O regresso ao passado (ainda que não muito longínquo) dá-se com a irrequieta “Comeback Kid” e “No One’s Easy to Love”, de Remind Me Tomorrow (2019). “Porta”, single lançado já este ano, também não foi esquecido. Seguiu-se novo regresso ao baú, primeiro a Epic, de 2010 (“Save Yourself”) e depois a Tramp, de 2012 (“All I Can”), num crescendo contido. Uma mão cheia de músicas, todas distintas, a provarem o quão multifacetada é. Palavra de apreço pelos presentes, que se mostrou um público conhecedor, respeitoso nos momentos mais tranquilos.

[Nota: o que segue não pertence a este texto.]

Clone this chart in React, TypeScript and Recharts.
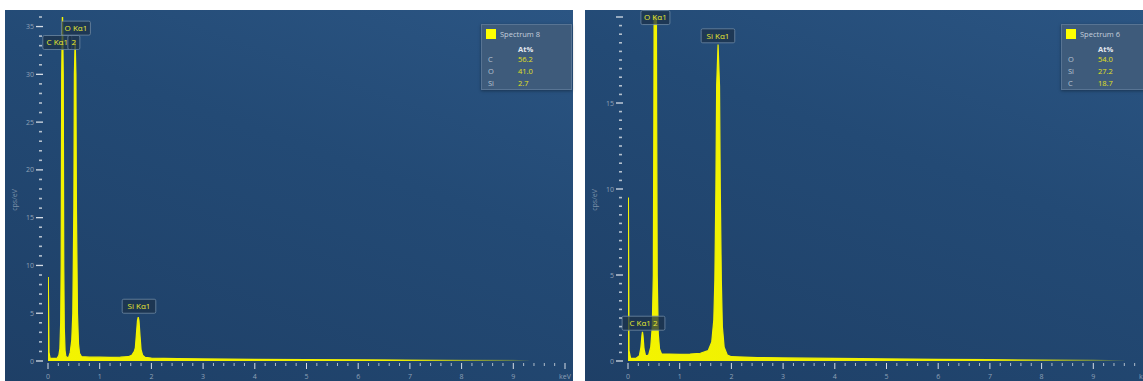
import React from 'react';
import { AreaChart, Area, XAxis, YAxis, ReferenceDot } from 'recharts';

// keV tick positions (every 0.2) and labels for the whole keV
const KEV_TICKS = Array.from({ length: 51 }, (_, i) => Math.round(i * 2) / 10);
const KEV_LABELS = ['0', '1', '2', '3', '4', '5', '6', '7', '8', '9', 'keV'];

// y ticks: left every 1 cps/eV up to 36, right every 0.5 up to 20
const LEFT_Y_TICKS = Array.from({ length: 37 }, (_, i) => i);
const RIGHT_Y_TICKS = Array.from({ length: 41 }, (_, i) => i / 2);
const LEFT_Y_LABELS = [0, 5, 10, 15, 20, 25, 30, 35];
const RIGHT_Y_LABELS = [0, 5, 10, 15];

// Spectrum 8 — [keV, cps/eV]
const SPECTRUM_8: [number, number][] = [
  [0, 0], [0.006, 8.8], [0.02, 0.9], [0.04, 0.3], [0.12, 0.28], [0.18, 0.3],
  [0.21, 0.6], [0.23, 1.3], [0.245, 4], [0.255, 10], [0.265, 30], [0.28, 37],
  [0.295, 30], [0.305, 10], [0.315, 3.5], [0.33, 1.1], [0.345, 0.5], [0.37, 0.35],
  [0.4, 0.4], [0.43, 0.9], [0.46, 2.2], [0.48, 5], [0.5, 16], [0.51, 30],
  [0.525, 33.6], [0.54, 30], [0.55, 16], [0.57, 5], [0.59, 1.8], [0.61, 0.8],
  [0.65, 0.45], [0.8, 0.4], [1.0, 0.4], [1.2, 0.38], [1.4, 0.4], [1.55, 0.45],
  [1.62, 0.6], [1.67, 1.0], [1.69, 1.4], [1.71, 2.8], [1.73, 4.2], [1.745, 4.6],
  [1.76, 4.2], [1.78, 2.6], [1.8, 1.2], [1.83, 0.6], [1.88, 0.38], [2.0, 0.3],
  [2.5, 0.25], [3, 0.22], [4, 0.18], [5, 0.15], [6, 0.12], [7, 0.1], [8, 0.08],
  [9, 0.06], [9.3, 0],
];

// Spectrum 6 — [keV, cps/eV]
const SPECTRUM_6: [number, number][] = [
  [0, 0], [0.008, 9.5], [0.02, 0.6], [0.05, 0.15], [0.15, 0.15], [0.22, 0.3],
  [0.25, 0.8], [0.27, 1.5], [0.28, 1.7], [0.29, 1.5], [0.31, 0.7], [0.34, 0.3],
  [0.4, 0.35], [0.44, 0.8], [0.47, 2.0], [0.49, 5], [0.5, 14], [0.505, 20],
  [0.52, 23], [0.535, 23], [0.55, 20], [0.555, 14], [0.565, 5], [0.585, 1.6],
  [0.61, 0.7], [0.65, 0.4], [0.8, 0.4], [1.0, 0.38], [1.2, 0.4], [1.4, 0.45],
  [1.55, 0.6], [1.62, 1.1], [1.66, 2.4], [1.68, 4.7], [1.7, 10], [1.715, 16],
  [1.742, 18.4], [1.77, 16], [1.785, 10], [1.805, 4.7], [1.825, 2.0], [1.86, 0.8],
  [1.92, 0.35], [2.0, 0.25], [2.5, 0.2], [3, 0.18], [4, 0.15], [5, 0.12], [6, 0.1],
  [7, 0.08], [8, 0.06], [9, 0.05], [9.6, 0],
];

// peak annotations: [text, keV, cps/eV]
const LABELS_8: [string, number, number][] = [
  ['O Kα1', 0.54, 34.1],
  ['C Kα1', 0.18, 32.6],
  ['2', 0.5, 32.6],
  ['Si Kα1', 1.76, 5.0],
];
const LABELS_6: [string, number, number][] = [
  ['O Kα1', 0.53, 19.56],
  ['Si Kα1', 1.74, 18.5],
  ['C Kα1  2', 0.3, 1.79],
];

// quantification tables
const ELEMENTS_8 = ['C', 'O', 'Si'];
const AT_PCT_8 = ['56.2', '41.0', '2.7'];
const ELEMENTS_6 = ['O', 'Si', 'C'];
const AT_PCT_6 = ['54.0', '27.2', '18.7'];

const FONT = '"Open Sans", "Noto Sans", sans-serif';
const YELLOW = '#f4f400';

const KevTick = (props: any) => {
  const { x, y, payload } = props;
  const v = payload.value;
  const major = Math.abs(v - Math.round(v)) < 1e-6;
  return (
    <g>
      <line x1={x} x2={x} y1={y + 2} y2={y + (major ? 8 : 5)} stroke={major ? '#d6dde6' : '#aebbc9'} strokeWidth={1} />
      {major && (
        <text x={x} y={y + 18} textAnchor="middle" fontSize={7} fill="#8fa1b6" fontFamily={FONT}>
          {KEV_LABELS[Math.round(v)]}
        </text>
      )}
    </g>
  );
};

const makeYTick = (labels: number[]) => (props: any) => {
  const { x, y, payload } = props;
  const v = payload.value;
  const major = labels.includes(v) || v === 20;
  return (
    <g>
      <line x1={x - (major ? 12 : 9)} x2={x - (major ? 5 : 6)} y1={y} y2={y} stroke={major ? '#d6dde6' : '#b4c0cd'} strokeWidth={major ? 1.3 : 1.6} />
      {labels.includes(v) && (
        <text x={x - 14} y={y + 2.5} textAnchor="end" fontSize={7} fill="#8fa1b6" fontFamily={FONT}>
          {v}
        </text>
      )}
    </g>
  );
};

const peakLabel = (text: string) => (props: any) => {
  const { cx, cy } = props;
  const w = text.length <= 1 ? 12 : text.length * 4.6 + 6;
  return (
    <g>
      <rect x={cx - w / 2} y={cy - 14} width={w} height={14} rx={1.5} fill="rgba(28,50,74,0.75)" stroke="#6f89a3" strokeWidth={0.8} />
      <text x={cx} y={cy - 4.3} textAnchor="middle" fontSize={8} fill="#e8e830" fontFamily={FONT}>
        {text}
      </text>
    </g>
  );
};

function QuantBox({ left, name, elements, values }: { left: number; name: string; elements: string[]; values: string[] }) {
  return (
    <div style={{
      position: 'absolute', left, top: 14, width: 91, height: 66, background: '#3e5b7b',
      border: '1px solid #587493', boxSizing: 'border-box', fontFamily: FONT, fontSize: 7.5,
      boxShadow: '0 1px 3px rgba(0,0,0,0.35)',
    }}>
      <div style={{ position: 'absolute', left: 4, top: 4, width: 10, height: 10, background: '#ffff00' }} />
      <div style={{ position: 'absolute', left: 18, top: 4, lineHeight: '10px', color: '#c6d0db' }}>{name}</div>
      <div style={{ position: 'absolute', left: 36, top: 19, lineHeight: '10px', color: '#e4e9ef', fontWeight: 700 }}>At%</div>
      {elements.map((el, i) => (
        <React.Fragment key={el}>
          <div style={{ position: 'absolute', left: 6, top: 29 + i * 12, lineHeight: '10px', color: '#b7c3d0' }}>{el}</div>
          <div style={{ position: 'absolute', left: 36, top: 29 + i * 12, lineHeight: '10px', color: '#e0e020' }}>{values[i]}</div>
        </React.Fragment>
      ))}
    </div>
  );
}

function SpectrumPanel({ left, id, spectrum, yMax, yTicks, yLabels, labels, name, elements, values, fadeAt }: any) {
  const data = spectrum.map(([kev, cps]: [number, number]) => ({ kev, cps }));
  return (
    <div style={{
      position: 'absolute', left, top: 10, width: 568, height: 380,
      background: 'linear-gradient(200deg, #2b5583 0%, #234a75 40%, #1e3f66 100%)',
    }}>
      <div style={{
        position: 'absolute', left: 9, top: 190, transform: 'translate(-50%,-50%) rotate(-90deg)',
        fontFamily: FONT, fontSize: 7, color: '#7d92aa', whiteSpace: 'nowrap',
      }}>cps/eV</div>
      <AreaChart width={568} height={380} data={data} margin={{ top: 7, right: 8, left: 0, bottom: 0 }}>
        <defs>
          <linearGradient id={id} x1="0" y1="0" x2="1" y2="0">
            <stop offset={0} stopColor={YELLOW} stopOpacity={1} />
            <stop offset={fadeAt} stopColor={YELLOW} stopOpacity={0.95} />
            <stop offset={1} stopColor={YELLOW} stopOpacity={0.1} />
          </linearGradient>
        </defs>
        <XAxis type="number" dataKey="kev" domain={[0, 10]} ticks={KEV_TICKS} interval={0}
          tick={KevTick} tickLine={false} axisLine={false} tickSize={0} tickMargin={0} height={29} allowDataOverflow />
        <YAxis type="number" domain={[0, yMax]} ticks={yTicks} interval={0} tick={makeYTick(yLabels)}
          tickLine={false} axisLine={false} tickSize={0} tickMargin={0} width={43} allowDataOverflow />
        <Area type="linear" dataKey="cps" stroke={`url(#${id})`} fill={`url(#${id})`} fillOpacity={1}
          strokeWidth={1.2} dot={false} activeDot={false} isAnimationActive={false} />
        {labels.map(([text, kev, cps]: [string, number, number]) => (
          <ReferenceDot key={text + kev} x={kev} y={cps} r={0} shape={peakLabel(text)} />
        ))}
      </AreaChart>
      <QuantBox left={476} name={name} elements={elements} values={values} />
    </div>
  );
}

export default function App() {
  return (
    <div style={{ position: 'fixed', left: 0, top: 0, width: 1143, height: 381, overflow: 'hidden', background: '#ffffff' }}>
      <SpectrumPanel left={5} id="fade8" spectrum={SPECTRUM_8} yMax={36} yTicks={LEFT_Y_TICKS}
        yLabels={LEFT_Y_LABELS} labels={LABELS_8} name="Spectrum 8" elements={ELEMENTS_8} values={AT_PCT_8} fadeAt={0.7} />
      <SpectrumPanel left={585} id="fade6" spectrum={SPECTRUM_6} yMax={20} yTicks={RIGHT_Y_TICKS}
        yLabels={RIGHT_Y_LABELS} labels={LABELS_6} name="Spectrum 6" elements={ELEMENTS_6} values={AT_PCT_6} fadeAt={0.7} />
    </div>
  );
}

Outro dos pontos altos foi a nova “Headspace”, mais uma com um toque industrial, cantada lá de dentro. Nota para os músicos que a acompanham, mais do que competentes, a terem alguns percalços em “Mistakes”, nem por acaso, a provar que os melhores também falham. Timing perfeito para os apresentar um a um.
Uma das surpresas da noite foi a roupagem distinta dada a “Everytime the Sun Comes Up” (os Stone Roses de “Waterfall” mandam-vos cumprimentos). Seguíamos para o final, com a sedução frágil de “Far Away”. 1h10 que passa a voar. Tinha ficado no ar que não terminaria por aqui. O encore faz-se ao som de “Give Out” (bem mais acelerada, mas não menos fantástica que em Tramp) e, claro, está, da tão pedida “Seventeen”, a fazer levantar muito boa gente da cadeira.
Simples, sem fogo de artifício, direto ao assunto. Sharon e a sua banda mostraram-se satisfeitos por estarem de volta. Pelo despacho de artigos na zona do merchandising, o público também. Nós gostámos. Muito.